Schade, Andrew Garfield war einfach der Beste Spidey wenn auch nicht der populärste.
 Aber das Rebellen Image passte einfach besser als das Weichei Image von Maguire.


----------



## LostHero (28. September 2019)

War doch klar, dass es so kommt bei den Milliarden Umsätzen die da generiert wurden. Die Kohle lässt sich doch keine der beiden Parteien entgehen und wenn sie dafür eine 50:50 Regel in Kauf nehmen müssten. Das war seitens Sony doch alles nur Säbelrasseln um den höchst möglichen Anteil rauszuschlagen.


----------



## Gast1664917803 (29. September 2019)

*MOMENT.*



Darkmoon76 schrieb:


> Er ist zufällig der einzige Held mit der Supermacht, *der filmische Universen durchquert*. Während Sony seinen eigenen "Spidey-Vers" weiterentwickelt, *weiß man nie, welche Überraschungen die Zukunft bereit halten* könnte."

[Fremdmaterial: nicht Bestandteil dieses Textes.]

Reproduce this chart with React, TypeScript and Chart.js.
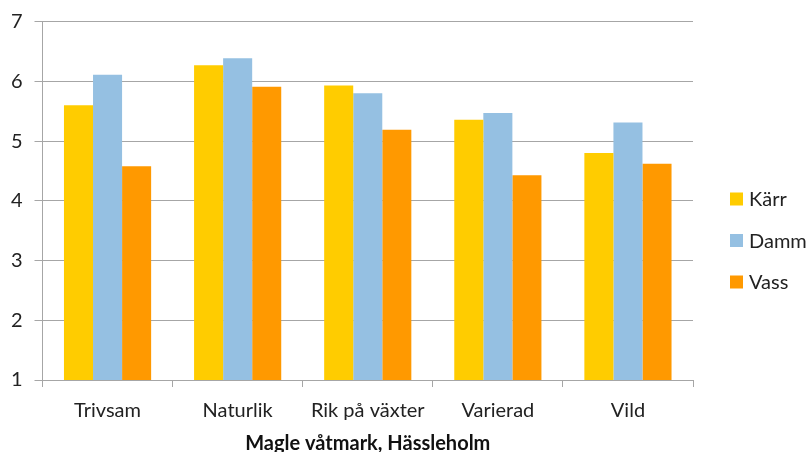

Ich mag ja falsch liegen, beide Sätze zusammen, hören sich für mich aber arg danach an, daß Spiderman auch bei Sony auftauchen wird.
Vielleicht haben sie sich auf eine gemeinsame Nutzung geeinigt?
Als Beipiel am Ende des dritten Spiderman Filmes, bzw. in dem inzwischen obligatorischen PostCredit Clip, fällt Spiderman durch ein Portal...
...und taucht in VENOMS San Francisco durch ein Portal auf, daß Villain XYZ geöffnet hat, versehentlich absichtlich etc. .
Am Ende des Films (oder zwei Filme) verschwindet Spiderman wieder durch ein Portal in sein Universum und Venom hat ganz zufällig eine Spinnenfähigkeit kopiert... ?

Ist vielleicht auch nur Wunschdenken...


----------